WRITTEN TASK ▸
Your output must consist solely of the lines from the "Convert this chart" line through the "const lightDashed = [iUw, iuwA, iuwB];" line, exactly as written, without images.

RECORDS FOR THE TASK ▸
--------------------
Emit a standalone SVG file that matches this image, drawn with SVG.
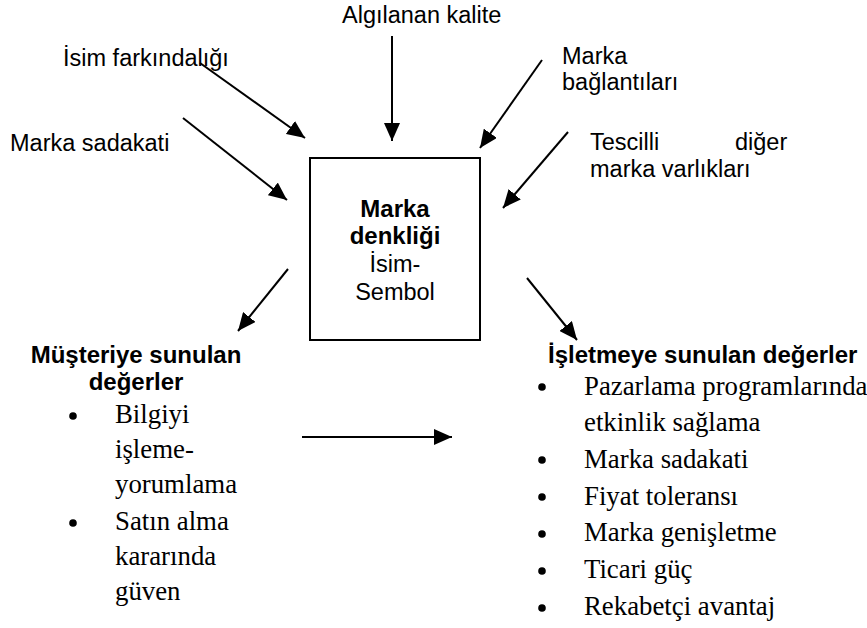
--------------------
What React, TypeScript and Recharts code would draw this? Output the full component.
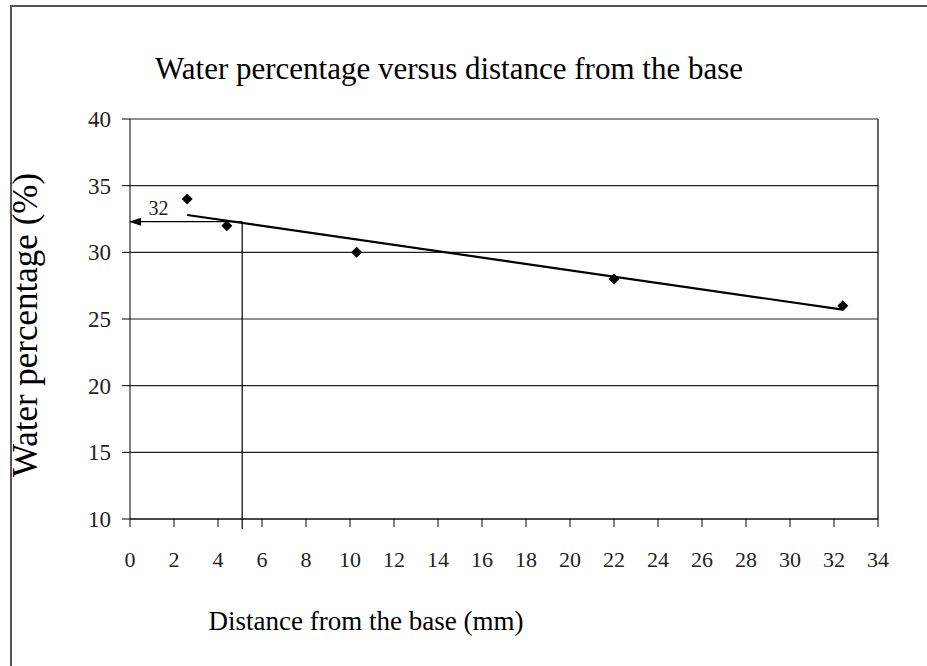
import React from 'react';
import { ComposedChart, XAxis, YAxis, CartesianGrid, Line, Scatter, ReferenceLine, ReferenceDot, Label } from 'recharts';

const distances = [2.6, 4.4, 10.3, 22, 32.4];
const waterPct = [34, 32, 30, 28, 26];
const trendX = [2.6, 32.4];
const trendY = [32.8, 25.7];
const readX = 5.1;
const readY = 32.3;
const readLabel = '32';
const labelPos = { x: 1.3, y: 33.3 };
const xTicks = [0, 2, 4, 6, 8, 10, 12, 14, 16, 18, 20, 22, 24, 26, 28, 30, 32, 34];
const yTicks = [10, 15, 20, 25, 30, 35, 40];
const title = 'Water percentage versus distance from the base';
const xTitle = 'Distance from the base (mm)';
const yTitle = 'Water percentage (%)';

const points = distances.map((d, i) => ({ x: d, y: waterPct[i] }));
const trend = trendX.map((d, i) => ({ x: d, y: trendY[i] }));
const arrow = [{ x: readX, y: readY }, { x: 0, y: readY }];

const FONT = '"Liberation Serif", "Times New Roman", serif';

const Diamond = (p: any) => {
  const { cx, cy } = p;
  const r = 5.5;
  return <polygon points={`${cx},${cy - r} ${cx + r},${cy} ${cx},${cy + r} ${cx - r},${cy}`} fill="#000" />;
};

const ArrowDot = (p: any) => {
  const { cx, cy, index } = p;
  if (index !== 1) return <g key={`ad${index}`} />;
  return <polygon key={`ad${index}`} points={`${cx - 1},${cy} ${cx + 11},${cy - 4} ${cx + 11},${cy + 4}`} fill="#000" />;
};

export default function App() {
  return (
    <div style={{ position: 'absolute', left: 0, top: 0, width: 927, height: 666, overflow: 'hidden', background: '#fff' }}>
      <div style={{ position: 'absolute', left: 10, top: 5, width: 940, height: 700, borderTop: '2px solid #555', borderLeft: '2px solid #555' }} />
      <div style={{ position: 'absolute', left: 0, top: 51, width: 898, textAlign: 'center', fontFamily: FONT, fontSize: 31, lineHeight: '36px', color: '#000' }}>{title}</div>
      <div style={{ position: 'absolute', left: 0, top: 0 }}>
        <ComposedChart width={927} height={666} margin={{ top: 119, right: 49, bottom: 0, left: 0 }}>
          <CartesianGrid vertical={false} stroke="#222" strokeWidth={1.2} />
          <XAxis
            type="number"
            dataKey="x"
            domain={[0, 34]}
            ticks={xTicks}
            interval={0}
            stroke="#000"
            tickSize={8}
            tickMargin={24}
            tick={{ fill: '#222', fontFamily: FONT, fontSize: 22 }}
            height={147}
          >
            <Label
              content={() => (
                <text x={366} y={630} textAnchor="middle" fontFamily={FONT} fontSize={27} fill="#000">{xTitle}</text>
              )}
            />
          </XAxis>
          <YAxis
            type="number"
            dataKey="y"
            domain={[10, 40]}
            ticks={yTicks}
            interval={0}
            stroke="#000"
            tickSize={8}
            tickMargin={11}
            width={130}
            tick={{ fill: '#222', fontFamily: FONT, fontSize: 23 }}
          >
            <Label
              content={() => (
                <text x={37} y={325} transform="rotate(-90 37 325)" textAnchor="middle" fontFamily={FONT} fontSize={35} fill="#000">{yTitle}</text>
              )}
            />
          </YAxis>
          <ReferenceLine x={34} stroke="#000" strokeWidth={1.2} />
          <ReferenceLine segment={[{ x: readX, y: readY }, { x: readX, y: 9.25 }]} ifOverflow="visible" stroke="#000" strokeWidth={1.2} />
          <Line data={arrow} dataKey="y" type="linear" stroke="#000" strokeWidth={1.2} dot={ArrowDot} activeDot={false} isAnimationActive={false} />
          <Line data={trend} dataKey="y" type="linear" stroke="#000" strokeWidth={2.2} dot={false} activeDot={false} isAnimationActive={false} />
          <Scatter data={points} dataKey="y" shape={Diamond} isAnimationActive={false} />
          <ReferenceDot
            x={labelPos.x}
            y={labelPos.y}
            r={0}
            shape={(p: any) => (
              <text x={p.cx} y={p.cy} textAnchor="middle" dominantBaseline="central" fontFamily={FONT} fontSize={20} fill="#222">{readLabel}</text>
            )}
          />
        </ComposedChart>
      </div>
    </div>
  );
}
--------------------
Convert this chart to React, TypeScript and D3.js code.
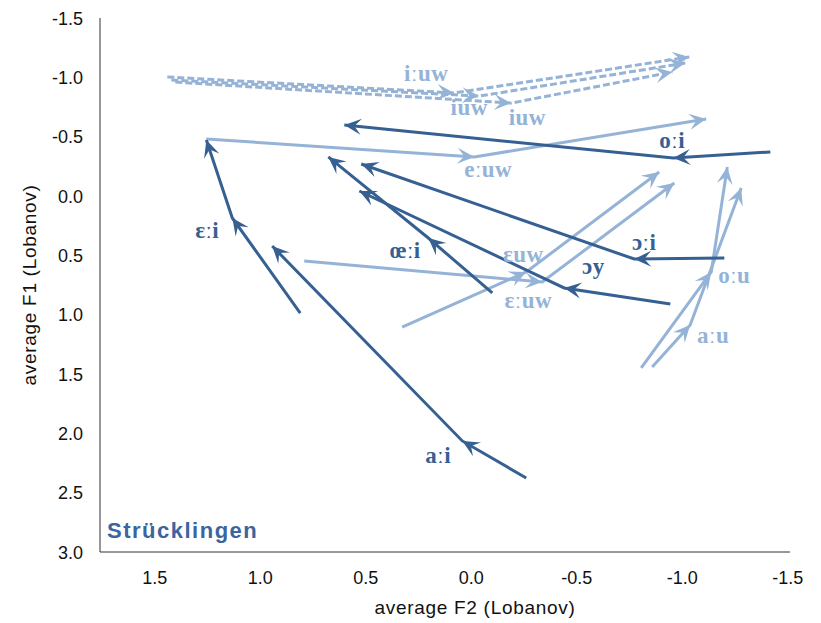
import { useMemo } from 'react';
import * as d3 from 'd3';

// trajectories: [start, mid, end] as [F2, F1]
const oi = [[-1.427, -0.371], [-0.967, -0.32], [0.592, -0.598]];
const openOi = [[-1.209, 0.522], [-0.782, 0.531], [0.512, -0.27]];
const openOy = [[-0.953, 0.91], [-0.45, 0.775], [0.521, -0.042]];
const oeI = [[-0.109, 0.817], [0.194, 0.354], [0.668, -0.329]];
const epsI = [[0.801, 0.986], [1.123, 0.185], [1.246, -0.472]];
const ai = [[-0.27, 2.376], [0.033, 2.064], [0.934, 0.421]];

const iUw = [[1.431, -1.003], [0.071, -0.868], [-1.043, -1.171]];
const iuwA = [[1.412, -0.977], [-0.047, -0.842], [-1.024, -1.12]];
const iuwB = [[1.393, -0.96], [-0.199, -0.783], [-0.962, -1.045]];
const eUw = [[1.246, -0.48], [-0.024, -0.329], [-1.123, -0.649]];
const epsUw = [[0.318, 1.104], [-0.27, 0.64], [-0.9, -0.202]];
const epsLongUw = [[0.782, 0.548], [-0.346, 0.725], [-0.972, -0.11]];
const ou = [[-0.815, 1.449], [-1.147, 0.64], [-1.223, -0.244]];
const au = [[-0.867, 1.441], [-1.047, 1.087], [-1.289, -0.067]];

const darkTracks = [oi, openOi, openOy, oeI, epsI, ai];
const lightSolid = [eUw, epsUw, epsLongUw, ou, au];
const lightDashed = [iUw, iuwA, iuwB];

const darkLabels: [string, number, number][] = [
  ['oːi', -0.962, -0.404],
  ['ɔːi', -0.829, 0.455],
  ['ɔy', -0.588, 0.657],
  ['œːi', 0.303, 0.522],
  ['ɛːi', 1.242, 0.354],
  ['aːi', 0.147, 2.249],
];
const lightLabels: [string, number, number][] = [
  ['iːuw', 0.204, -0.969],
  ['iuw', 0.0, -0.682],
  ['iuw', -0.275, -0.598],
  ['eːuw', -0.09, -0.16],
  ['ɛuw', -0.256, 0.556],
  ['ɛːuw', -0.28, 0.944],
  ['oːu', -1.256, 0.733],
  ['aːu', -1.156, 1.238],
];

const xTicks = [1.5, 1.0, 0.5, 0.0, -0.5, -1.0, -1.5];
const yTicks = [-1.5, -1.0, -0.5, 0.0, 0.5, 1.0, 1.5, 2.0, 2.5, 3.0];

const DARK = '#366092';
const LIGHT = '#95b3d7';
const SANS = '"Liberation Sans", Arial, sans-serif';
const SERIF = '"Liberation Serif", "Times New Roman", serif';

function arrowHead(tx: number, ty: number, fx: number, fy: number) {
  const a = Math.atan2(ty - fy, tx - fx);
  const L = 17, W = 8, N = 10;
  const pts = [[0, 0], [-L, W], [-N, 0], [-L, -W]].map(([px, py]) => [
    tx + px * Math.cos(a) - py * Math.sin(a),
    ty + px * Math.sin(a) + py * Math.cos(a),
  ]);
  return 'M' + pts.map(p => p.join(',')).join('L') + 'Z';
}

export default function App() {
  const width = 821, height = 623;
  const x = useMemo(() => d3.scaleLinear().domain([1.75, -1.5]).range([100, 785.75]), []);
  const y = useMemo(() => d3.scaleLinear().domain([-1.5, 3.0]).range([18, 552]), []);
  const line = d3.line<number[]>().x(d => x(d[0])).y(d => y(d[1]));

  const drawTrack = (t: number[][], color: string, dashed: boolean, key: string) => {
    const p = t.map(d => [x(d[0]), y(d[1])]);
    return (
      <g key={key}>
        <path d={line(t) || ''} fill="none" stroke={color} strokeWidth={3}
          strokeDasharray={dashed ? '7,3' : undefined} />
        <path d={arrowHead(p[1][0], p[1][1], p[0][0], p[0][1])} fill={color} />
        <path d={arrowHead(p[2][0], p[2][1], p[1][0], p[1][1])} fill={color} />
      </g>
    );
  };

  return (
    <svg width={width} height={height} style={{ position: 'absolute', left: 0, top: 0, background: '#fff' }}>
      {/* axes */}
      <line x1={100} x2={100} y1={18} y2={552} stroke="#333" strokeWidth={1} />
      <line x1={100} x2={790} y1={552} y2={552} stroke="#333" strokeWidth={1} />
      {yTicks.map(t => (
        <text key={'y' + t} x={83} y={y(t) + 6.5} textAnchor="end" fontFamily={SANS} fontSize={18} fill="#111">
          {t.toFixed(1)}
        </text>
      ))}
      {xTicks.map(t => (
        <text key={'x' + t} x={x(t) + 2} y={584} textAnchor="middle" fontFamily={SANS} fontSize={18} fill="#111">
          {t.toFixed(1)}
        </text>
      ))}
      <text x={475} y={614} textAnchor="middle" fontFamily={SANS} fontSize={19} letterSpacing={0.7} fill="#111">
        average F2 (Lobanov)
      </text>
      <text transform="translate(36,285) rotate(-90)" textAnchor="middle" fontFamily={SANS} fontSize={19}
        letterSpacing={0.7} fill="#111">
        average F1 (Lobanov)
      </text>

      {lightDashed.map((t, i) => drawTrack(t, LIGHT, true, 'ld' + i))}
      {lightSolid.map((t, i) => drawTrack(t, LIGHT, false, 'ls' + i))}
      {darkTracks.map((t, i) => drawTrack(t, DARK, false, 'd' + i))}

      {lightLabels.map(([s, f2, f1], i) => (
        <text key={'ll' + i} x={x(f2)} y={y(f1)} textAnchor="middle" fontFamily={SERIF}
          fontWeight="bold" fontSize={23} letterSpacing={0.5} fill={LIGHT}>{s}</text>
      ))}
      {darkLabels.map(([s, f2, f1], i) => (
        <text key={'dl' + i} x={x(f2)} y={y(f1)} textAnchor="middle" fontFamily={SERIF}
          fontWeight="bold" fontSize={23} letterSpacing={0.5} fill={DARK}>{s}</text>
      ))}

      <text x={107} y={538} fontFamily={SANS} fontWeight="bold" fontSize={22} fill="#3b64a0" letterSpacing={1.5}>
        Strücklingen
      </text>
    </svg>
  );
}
--------------------
SOLVED PROBLEM ▸
Convert this chart to React, TypeScript and D3.js code.
import { useMemo } from 'react';
import * as d3 from 'd3';

// trajectories: [start, mid, end] as [F2, F1]
const oi = [[-1.427, -0.371], [-0.967, -0.32], [0.592, -0.598]];
const openOi = [[-1.209, 0.522], [-0.782, 0.531], [0.512, -0.27]];
const openOy = [[-0.953, 0.91], [-0.45, 0.775], [0.521, -0.042]];
const oeI = [[-0.109, 0.817], [0.194, 0.354], [0.668, -0.329]];
const epsI = [[0.801, 0.986], [1.123, 0.185], [1.246, -0.472]];
const ai = [[-0.27, 2.376], [0.033, 2.064], [0.934, 0.421]];

const iUw = [[1.431, -1.003], [0.071, -0.868], [-1.043, -1.171]];
const iuwA = [[1.412, -0.977], [-0.047, -0.842], [-1.024, -1.12]];
const iuwB = [[1.393, -0.96], [-0.199, -0.783], [-0.962, -1.045]];
const eUw = [[1.246, -0.48], [-0.024, -0.329], [-1.123, -0.649]];
const epsUw = [[0.318, 1.104], [-0.27, 0.64], [-0.9, -0.202]];
const epsLongUw = [[0.782, 0.548], [-0.346, 0.725], [-0.972, -0.11]];
const ou = [[-0.815, 1.449], [-1.147, 0.64], [-1.223, -0.244]];
const au = [[-0.867, 1.441], [-1.047, 1.087], [-1.289, -0.067]];

const darkTracks = [oi, openOi, openOy, oeI, epsI, ai];
const lightSolid = [eUw, epsUw, epsLongUw, ou, au];
const lightDashed = [iUw, iuwA, iuwB];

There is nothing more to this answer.